Mueller Report Confirms Years Of Reporting On Donald Trump, Showing That Journalists Were Right All Along


Robert Mueller’s report on his investigation into Russian meddling in the 2016 U.S. presidential election reads more like a 400-page confirmation of previous reporting about billionaire-turned-president Donald Trump, dating back to the earliest days of his presidential run, Slate reports. Mueller’s report, Slate explains, feels largely familiar to many, as the American people attempt to digest the complicated findings in the wake of Attorney General William Barr’s release of a redacted version. That’s because many of the events and incidents that take place in the report’s many pages have, in fact, been widely covered and publicly known shortly after they took place.

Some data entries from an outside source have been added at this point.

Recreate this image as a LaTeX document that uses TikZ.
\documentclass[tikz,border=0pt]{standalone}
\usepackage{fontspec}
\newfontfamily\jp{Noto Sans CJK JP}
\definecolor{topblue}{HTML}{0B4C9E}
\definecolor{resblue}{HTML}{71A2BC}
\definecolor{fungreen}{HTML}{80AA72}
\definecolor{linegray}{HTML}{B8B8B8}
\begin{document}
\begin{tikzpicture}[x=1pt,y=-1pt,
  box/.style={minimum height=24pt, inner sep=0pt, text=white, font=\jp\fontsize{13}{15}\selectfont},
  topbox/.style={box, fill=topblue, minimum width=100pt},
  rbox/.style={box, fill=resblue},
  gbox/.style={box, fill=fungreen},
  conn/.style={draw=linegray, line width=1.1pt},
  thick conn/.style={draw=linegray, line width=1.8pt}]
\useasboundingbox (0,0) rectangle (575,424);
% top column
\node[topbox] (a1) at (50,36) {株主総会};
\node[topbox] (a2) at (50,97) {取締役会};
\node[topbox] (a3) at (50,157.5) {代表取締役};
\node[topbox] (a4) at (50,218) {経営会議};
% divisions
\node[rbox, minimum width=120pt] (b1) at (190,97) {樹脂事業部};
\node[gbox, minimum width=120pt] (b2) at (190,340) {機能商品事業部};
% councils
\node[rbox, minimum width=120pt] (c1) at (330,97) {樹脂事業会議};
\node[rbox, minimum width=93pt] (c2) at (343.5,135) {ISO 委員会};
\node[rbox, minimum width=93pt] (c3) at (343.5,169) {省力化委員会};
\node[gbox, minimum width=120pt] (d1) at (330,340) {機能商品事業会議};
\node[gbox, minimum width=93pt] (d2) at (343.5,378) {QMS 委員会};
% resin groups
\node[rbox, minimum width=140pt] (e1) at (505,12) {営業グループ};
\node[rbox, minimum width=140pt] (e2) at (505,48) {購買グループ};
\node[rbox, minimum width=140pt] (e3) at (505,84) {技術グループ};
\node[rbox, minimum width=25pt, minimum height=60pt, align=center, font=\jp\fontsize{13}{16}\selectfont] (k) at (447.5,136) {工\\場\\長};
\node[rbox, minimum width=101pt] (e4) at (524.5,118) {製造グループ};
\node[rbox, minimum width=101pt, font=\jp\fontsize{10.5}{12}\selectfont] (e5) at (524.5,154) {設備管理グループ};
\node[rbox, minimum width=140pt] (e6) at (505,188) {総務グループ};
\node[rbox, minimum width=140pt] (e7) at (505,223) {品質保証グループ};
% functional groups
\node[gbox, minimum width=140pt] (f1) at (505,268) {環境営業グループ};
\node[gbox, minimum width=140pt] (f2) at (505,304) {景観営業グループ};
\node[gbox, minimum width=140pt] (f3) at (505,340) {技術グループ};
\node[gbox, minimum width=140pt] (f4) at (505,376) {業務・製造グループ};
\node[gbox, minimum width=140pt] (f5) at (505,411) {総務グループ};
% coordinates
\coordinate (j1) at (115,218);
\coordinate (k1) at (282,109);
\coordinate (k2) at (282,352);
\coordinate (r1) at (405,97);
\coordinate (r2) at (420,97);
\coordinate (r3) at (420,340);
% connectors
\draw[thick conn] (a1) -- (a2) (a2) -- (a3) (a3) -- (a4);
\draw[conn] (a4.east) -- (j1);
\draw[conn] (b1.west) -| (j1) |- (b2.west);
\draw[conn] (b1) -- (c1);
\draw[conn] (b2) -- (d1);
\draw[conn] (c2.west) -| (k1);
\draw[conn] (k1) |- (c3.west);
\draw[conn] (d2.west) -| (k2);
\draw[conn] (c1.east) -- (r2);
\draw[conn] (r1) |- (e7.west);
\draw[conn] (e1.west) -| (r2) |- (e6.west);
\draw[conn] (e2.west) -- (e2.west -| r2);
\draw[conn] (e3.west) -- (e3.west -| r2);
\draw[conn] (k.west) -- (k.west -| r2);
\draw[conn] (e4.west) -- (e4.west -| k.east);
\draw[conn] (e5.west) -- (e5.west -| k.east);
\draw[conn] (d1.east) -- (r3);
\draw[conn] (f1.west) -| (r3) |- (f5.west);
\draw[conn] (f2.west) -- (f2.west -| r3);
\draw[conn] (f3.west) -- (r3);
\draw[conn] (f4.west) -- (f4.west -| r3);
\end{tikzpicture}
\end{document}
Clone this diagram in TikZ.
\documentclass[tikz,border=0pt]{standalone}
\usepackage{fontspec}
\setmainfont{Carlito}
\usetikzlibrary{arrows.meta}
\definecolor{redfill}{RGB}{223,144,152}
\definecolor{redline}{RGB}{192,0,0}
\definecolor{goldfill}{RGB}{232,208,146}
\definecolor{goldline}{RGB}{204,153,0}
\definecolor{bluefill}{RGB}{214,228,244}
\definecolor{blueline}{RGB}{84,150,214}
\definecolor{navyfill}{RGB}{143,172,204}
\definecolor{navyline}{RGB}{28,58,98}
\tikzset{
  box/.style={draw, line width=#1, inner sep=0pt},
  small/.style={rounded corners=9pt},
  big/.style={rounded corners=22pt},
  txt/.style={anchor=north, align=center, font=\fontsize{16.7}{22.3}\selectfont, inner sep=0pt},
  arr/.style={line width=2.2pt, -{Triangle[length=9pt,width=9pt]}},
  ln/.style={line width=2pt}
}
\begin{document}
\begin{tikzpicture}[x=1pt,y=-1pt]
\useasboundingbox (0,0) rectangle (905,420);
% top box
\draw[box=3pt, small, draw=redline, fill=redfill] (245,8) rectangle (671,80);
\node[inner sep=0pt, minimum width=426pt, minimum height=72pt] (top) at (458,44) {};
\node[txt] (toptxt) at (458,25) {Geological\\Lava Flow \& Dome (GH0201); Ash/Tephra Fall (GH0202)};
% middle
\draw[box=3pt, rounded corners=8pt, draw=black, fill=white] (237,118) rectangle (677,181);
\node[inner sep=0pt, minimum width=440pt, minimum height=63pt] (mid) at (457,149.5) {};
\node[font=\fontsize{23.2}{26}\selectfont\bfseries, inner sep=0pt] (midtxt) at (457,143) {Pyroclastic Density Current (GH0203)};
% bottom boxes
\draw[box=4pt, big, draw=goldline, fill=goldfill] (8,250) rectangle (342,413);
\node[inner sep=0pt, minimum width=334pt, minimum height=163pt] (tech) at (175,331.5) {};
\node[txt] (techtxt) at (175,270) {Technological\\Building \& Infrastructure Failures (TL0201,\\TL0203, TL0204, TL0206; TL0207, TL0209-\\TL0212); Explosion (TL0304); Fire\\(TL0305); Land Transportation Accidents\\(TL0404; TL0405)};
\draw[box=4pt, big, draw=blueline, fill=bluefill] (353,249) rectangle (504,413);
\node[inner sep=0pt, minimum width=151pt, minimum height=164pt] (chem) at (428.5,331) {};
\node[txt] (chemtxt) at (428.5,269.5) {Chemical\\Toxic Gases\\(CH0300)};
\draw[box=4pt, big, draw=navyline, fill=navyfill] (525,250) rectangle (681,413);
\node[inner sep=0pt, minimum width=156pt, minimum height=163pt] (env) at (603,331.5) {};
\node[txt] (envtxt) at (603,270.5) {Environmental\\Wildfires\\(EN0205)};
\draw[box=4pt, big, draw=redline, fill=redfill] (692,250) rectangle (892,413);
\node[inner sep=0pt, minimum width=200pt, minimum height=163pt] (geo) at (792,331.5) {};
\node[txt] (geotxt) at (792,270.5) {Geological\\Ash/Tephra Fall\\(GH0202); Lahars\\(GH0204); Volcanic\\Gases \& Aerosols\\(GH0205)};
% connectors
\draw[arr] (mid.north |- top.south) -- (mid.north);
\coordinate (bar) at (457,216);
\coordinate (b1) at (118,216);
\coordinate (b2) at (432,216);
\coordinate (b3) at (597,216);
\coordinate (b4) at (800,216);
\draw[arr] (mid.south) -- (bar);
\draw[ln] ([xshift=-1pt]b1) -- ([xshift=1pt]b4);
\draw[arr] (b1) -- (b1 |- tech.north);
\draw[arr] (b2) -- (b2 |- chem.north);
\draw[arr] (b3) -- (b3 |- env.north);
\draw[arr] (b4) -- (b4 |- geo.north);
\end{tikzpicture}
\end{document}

Sections of the report — which might, in other circumstances emerge as something of a political bombshell — were in fact understood long ago. Take, for example, the 2016 Trump Tower meeting between Donald Trump Jr. and a Russian lawyer, who supposedly had useful intelligence on then-candidate Hillary Clinton. That particular story came to light in a New York Times report, which prompted the younger Trump to appear on Fox News in an attempt to deflate the then-simmering issue.

As Trump Jr. downplayed the event as “such a nothing” and “literally just a wasted 20 minutes, which was a shame,” Fox’s Sean Hannity (at the time) railed against the coverage of the meeting, saying that “liberals in the destroy Trump media once again have worked themselves into frenzy. They’re frothing at the mouth.”

It would also mark something of the beginning of conservative commentators and Trump himself doubling down on a narrative that the media is untrustworthy and badly intentioned.

“Haven’t we had a number of these Washington Post, New York Times stories end up being debunked with their phony, you know, anonymous sourcing?” Hannity said as news broke of another potential Trump Administration scandal. Hannity was referring to an alleged incident, again reported by The New York Times, in which Trump supposedly ordered White House Counsel Donald McGahn to fire Robert Mueller.

This time, Trump himself weighed in personally, saying, “Fake news, folks. Fake news. A typical New York Times fake story,” in what would become a familiar refrain for his characterization of the media throughout his presidency. To this day, he continues to criticize their handling of the Mueller investigation.

Yet, in case after case, Mueller’s findings have served to clarify and reinforce the general narrative-described-collective by the media over the last couple of years, potentially lending credibility to mainstream journalists as the U.S. turns the corner into the second half of Trump’s term.